AIM OF THE EXERCISE
Count every line where "this" shows up, and give that number only.

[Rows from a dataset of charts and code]
------

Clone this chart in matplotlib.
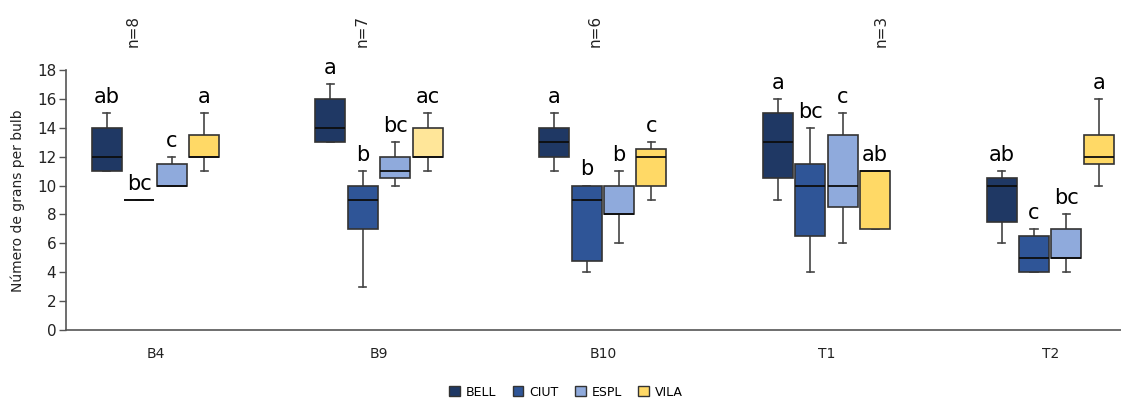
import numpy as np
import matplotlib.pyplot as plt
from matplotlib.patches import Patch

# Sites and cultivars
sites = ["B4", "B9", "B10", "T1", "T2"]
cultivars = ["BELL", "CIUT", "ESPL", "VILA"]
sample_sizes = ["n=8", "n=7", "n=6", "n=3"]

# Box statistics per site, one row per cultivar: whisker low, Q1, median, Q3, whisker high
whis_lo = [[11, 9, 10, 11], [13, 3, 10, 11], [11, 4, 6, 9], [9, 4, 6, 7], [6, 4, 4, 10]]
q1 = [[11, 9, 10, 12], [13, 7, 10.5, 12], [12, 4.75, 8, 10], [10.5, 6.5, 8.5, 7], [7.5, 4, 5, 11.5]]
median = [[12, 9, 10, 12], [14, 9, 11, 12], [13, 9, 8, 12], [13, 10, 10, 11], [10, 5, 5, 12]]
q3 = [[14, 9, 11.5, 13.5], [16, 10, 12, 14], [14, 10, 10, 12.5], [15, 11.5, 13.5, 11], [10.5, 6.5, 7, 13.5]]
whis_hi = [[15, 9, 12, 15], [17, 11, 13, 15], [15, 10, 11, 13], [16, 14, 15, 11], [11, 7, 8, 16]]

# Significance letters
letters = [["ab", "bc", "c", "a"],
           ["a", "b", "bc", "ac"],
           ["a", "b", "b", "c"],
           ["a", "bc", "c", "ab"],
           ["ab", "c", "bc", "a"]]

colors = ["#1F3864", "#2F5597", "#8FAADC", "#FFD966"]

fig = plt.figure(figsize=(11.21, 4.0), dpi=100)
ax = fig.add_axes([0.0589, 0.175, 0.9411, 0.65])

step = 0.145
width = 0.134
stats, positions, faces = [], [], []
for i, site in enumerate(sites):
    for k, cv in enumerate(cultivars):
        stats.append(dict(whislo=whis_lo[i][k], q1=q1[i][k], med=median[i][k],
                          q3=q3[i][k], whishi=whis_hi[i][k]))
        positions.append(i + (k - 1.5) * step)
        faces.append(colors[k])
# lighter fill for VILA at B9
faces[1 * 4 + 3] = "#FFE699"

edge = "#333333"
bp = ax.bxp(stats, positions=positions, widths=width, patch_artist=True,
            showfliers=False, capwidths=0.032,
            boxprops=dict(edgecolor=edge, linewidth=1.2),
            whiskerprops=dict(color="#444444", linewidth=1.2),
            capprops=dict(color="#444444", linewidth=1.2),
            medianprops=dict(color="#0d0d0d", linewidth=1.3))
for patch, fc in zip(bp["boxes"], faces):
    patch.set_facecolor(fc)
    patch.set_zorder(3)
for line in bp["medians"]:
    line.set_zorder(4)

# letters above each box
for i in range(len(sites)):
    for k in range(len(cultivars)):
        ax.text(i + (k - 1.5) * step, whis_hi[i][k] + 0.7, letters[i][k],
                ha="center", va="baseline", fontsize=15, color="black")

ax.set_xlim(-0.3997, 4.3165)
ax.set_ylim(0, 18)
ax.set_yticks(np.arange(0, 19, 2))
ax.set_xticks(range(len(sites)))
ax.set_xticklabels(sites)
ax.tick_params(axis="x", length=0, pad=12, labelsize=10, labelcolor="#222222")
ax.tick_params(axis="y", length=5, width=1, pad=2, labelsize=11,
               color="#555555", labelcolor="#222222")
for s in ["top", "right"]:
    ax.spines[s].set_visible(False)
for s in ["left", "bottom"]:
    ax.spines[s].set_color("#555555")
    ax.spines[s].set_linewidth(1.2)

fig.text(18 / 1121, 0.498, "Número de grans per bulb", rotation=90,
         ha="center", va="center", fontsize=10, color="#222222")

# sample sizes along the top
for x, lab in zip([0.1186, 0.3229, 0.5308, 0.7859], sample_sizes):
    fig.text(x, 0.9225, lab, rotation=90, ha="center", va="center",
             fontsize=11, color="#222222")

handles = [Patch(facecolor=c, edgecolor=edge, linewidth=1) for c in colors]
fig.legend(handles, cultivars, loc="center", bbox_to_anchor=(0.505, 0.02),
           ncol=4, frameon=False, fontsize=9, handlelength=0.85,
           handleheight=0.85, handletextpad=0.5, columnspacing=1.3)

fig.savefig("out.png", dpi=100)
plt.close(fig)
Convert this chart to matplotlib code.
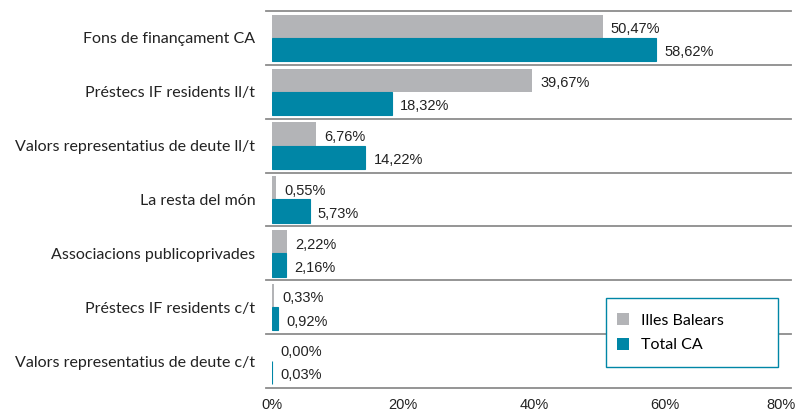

------

THE RESULT
2